### Set task
Identify all lines below that hold "matplotlib" and collect them.

◇ ◇ ◇ ◇

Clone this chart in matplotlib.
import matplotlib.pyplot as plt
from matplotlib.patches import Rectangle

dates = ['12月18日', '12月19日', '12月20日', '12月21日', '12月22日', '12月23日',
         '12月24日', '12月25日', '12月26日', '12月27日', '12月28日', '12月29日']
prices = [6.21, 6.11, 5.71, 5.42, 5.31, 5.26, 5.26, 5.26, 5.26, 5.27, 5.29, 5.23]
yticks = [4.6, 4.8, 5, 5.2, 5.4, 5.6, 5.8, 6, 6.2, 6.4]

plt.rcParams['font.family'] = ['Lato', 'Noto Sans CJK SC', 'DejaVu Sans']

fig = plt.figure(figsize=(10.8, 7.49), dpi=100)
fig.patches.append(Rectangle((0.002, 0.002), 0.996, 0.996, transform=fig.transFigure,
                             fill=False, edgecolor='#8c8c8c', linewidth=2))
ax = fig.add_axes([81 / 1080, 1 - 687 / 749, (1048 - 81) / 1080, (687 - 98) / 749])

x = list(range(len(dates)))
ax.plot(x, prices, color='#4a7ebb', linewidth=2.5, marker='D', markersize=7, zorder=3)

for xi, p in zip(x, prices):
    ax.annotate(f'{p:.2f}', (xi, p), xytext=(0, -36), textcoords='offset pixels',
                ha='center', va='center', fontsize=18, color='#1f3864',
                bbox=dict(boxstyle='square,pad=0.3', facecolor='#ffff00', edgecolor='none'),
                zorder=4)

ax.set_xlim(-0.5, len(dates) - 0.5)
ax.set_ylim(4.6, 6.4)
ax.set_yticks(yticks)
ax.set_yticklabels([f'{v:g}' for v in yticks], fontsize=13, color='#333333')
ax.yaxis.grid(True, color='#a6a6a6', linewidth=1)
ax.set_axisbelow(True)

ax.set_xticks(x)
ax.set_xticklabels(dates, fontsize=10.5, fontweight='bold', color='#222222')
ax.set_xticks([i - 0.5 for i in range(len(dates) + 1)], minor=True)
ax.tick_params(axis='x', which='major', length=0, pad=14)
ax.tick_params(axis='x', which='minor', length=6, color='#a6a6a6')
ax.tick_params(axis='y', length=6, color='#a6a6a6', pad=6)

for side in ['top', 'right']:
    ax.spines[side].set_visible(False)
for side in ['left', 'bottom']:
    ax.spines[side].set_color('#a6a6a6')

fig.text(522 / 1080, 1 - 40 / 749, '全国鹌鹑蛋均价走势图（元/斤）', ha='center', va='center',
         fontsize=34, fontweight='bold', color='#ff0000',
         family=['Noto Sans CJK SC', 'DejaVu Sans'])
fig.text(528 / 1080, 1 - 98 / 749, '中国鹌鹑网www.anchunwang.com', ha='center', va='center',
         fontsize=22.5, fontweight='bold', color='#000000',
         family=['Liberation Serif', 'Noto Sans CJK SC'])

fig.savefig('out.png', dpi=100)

◇ ◇ ◇ ◇

### Final answer
Clone this chart in matplotlib.
import matplotlib.pyplot as plt
from matplotlib.patches import Rectangle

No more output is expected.